— begin Supplied material —
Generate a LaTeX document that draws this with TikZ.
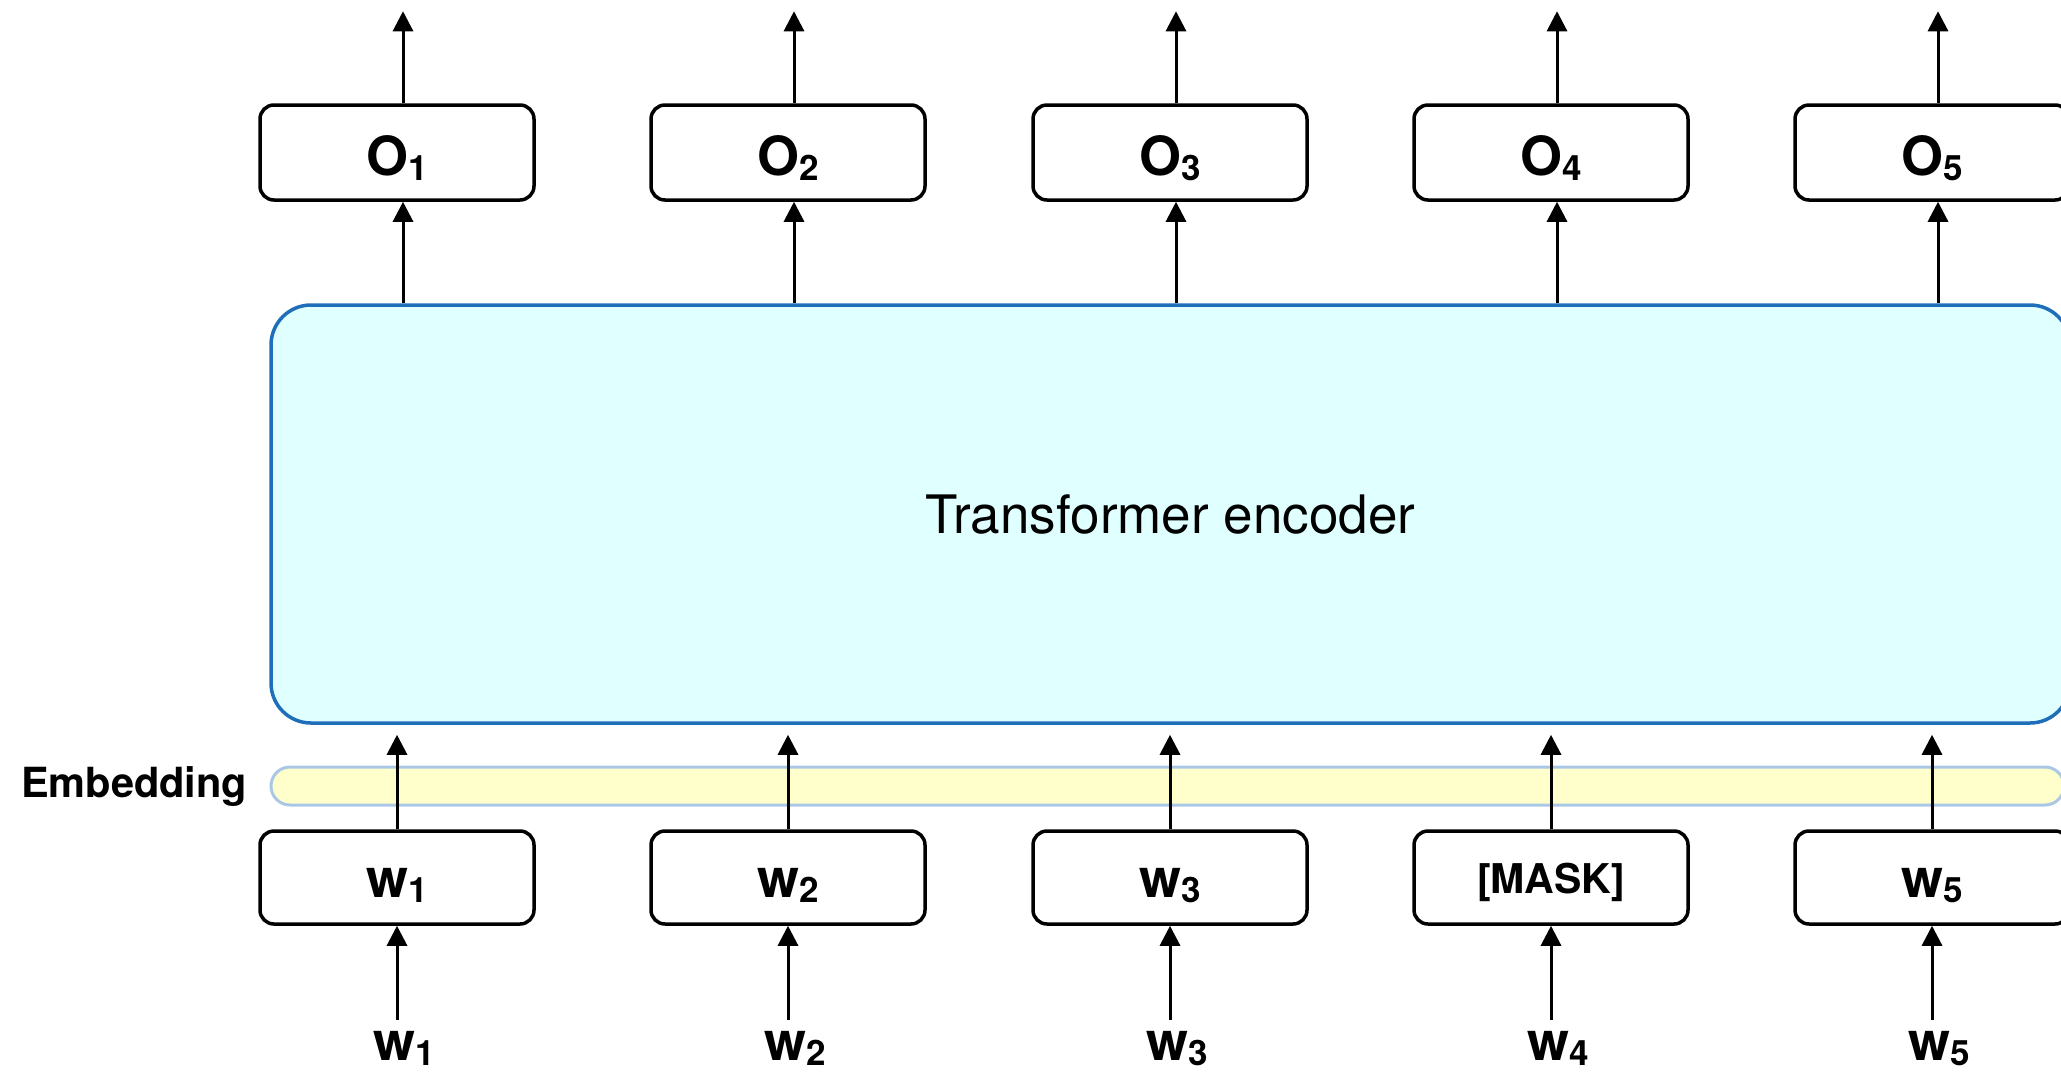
\documentclass[tikz,border=0pt]{standalone}
\usepackage{fontspec}
\setmainfont{TeX Gyre Heros}
\usetikzlibrary{arrows.meta,calc}
\definecolor{encfill}{HTML}{E0FFFF}
\definecolor{encline}{HTML}{1E6EB9}
\definecolor{embfill}{HTML}{FFFFCC}
\definecolor{embline}{HTML}{AAC8E6}
% bold token with a lowered index
\newcommand{\toklbl}[2]{{\bfseries\fontsize{54}{60}\selectfont #1\raisebox{-5pt}{\fontsize{35}{40}\selectfont #2}}}

\begin{document}
\begin{tikzpicture}[x=1pt,y=-1pt,
  tok/.style={draw=black, line width=3.5pt, rounded corners=14pt,
    minimum width=274pt, minimum height=95pt, inner sep=0pt, fill=white},
  obox/.style={tok, text height=45pt, text depth=0pt},
  wbox/.style={tok, minimum height=93pt, text height=39pt, text depth=0pt},
  arr/.style={line width=3pt, -{Triangle[length=20pt,width=20pt]}},
  enc/.style={draw=encline, fill=encfill, line width=3.5pt, rounded corners=40pt,
    minimum width=1799pt, minimum height=418pt, inner sep=0pt,
    font=\fontsize{53}{60}\selectfont},
  emb/.style={draw=embline, fill=embfill, line width=3pt, rounded corners=19pt,
    minimum width=1793pt, minimum height=38pt, inner sep=0pt},
  inlbl/.style={anchor=base, inner sep=0pt}]

\useasboundingbox (0,0) rectangle (2061,1072);
\clip (0,0) rectangle (2061,1072);

% encoder block and embedding layer
\node[enc] (enc) at (1170.5,514) {Transformer encoder};
\node[emb] (emb) at (1167.5,786) {};
\node[anchor=base west, inner sep=0pt, font=\bfseries\fontsize{41.5}{46}\selectfont]
  (emblbl) at (21,797) {Embedding};

% output tokens
\foreach \x [count=\i] in {397,788,1170,1551,1932} {
  \node[obox] (o\i) at (\x,152.5) {\toklbl{O}{\i}};
}

% input token boxes
\node[wbox] (w1) at (397,877.5) {\toklbl{w}{1}};
\node[wbox] (w2) at (788,877.5) {\toklbl{w}{2}};
\node[wbox] (w3) at (1170,877.5) {\toklbl{w}{3}};
\node[wbox, text height=31pt] (w4) at (1551,877.5)
  {\bfseries\fontsize{41}{46}\selectfont [MASK]};
\node[wbox] (w5) at (1932,877.5) {\toklbl{w}{5}};

% raw input words
\foreach \x [count=\i] in {404,795,1177,1558,1939} {
  \node[inlbl] (in\i) at (\x,1060) {\toklbl{w}{\i}};
}

% connectors
\foreach \i in {1,...,5} {
  \draw[arr] ([xshift=6pt]o\i.north) -- ++(0,-92);
  \draw[arr] ([xshift=6pt]o\i.south |- enc.north) -- ([xshift=6pt]o\i.south);
  \draw[arr] (w\i.north) -- ($(w\i.north |- enc.south)+(0,10)$);
  \draw[arr] ($(w\i.south |- in\i.north)+(0,-11)$) -- (w\i.south);
}
\end{tikzpicture}
\end{document}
— end Supplied material —
__Goal__
Print the listing above in full, exactly as written. Omit any pictures.

__Output below__
Generate a LaTeX document that draws this with TikZ.
\documentclass[tikz,border=0pt]{standalone}
\usepackage{fontspec}
\setmainfont{TeX Gyre Heros}
\usetikzlibrary{arrows.meta,calc}
\definecolor{encfill}{HTML}{E0FFFF}
\definecolor{encline}{HTML}{1E6EB9}
\definecolor{embfill}{HTML}{FFFFCC}
\definecolor{embline}{HTML}{AAC8E6}
% bold token with a lowered index
\newcommand{\toklbl}[2]{{\bfseries\fontsize{54}{60}\selectfont #1\raisebox{-5pt}{\fontsize{35}{40}\selectfont #2}}}

\begin{document}
\begin{tikzpicture}[x=1pt,y=-1pt,
  tok/.style={draw=black, line width=3.5pt, rounded corners=14pt,
    minimum width=274pt, minimum height=95pt, inner sep=0pt, fill=white},
  obox/.style={tok, text height=45pt, text depth=0pt},
  wbox/.style={tok, minimum height=93pt, text height=39pt, text depth=0pt},
  arr/.style={line width=3pt, -{Triangle[length=20pt,width=20pt]}},
  enc/.style={draw=encline, fill=encfill, line width=3.5pt, rounded corners=40pt,
    minimum width=1799pt, minimum height=418pt, inner sep=0pt,
    font=\fontsize{53}{60}\selectfont},
  emb/.style={draw=embline, fill=embfill, line width=3pt, rounded corners=19pt,
    minimum width=1793pt, minimum height=38pt, inner sep=0pt},
  inlbl/.style={anchor=base, inner sep=0pt}]

\useasboundingbox (0,0) rectangle (2061,1072);
\clip (0,0) rectangle (2061,1072);

% encoder block and embedding layer
\node[enc] (enc) at (1170.5,514) {Transformer encoder};
\node[emb] (emb) at (1167.5,786) {};
\node[anchor=base west, inner sep=0pt, font=\bfseries\fontsize{41.5}{46}\selectfont]
  (emblbl) at (21,797) {Embedding};

% output tokens
\foreach \x [count=\i] in {397,788,1170,1551,1932} {
  \node[obox] (o\i) at (\x,152.5) {\toklbl{O}{\i}};
}

% input token boxes
\node[wbox] (w1) at (397,877.5) {\toklbl{w}{1}};
\node[wbox] (w2) at (788,877.5) {\toklbl{w}{2}};
\node[wbox] (w3) at (1170,877.5) {\toklbl{w}{3}};
\node[wbox, text height=31pt] (w4) at (1551,877.5)
  {\bfseries\fontsize{41}{46}\selectfont [MASK]};
\node[wbox] (w5) at (1932,877.5) {\toklbl{w}{5}};

% raw input words
\foreach \x [count=\i] in {404,795,1177,1558,1939} {
  \node[inlbl] (in\i) at (\x,1060) {\toklbl{w}{\i}};
}

% connectors
\foreach \i in {1,...,5} {
  \draw[arr] ([xshift=6pt]o\i.north) -- ++(0,-92);
  \draw[arr] ([xshift=6pt]o\i.south |- enc.north) -- ([xshift=6pt]o\i.south);
  \draw[arr] (w\i.north) -- ($(w\i.north |- enc.south)+(0,10)$);
  \draw[arr] ($(w\i.south |- in\i.north)+(0,-11)$) -- (w\i.south);
}
\end{tikzpicture}
\end{document}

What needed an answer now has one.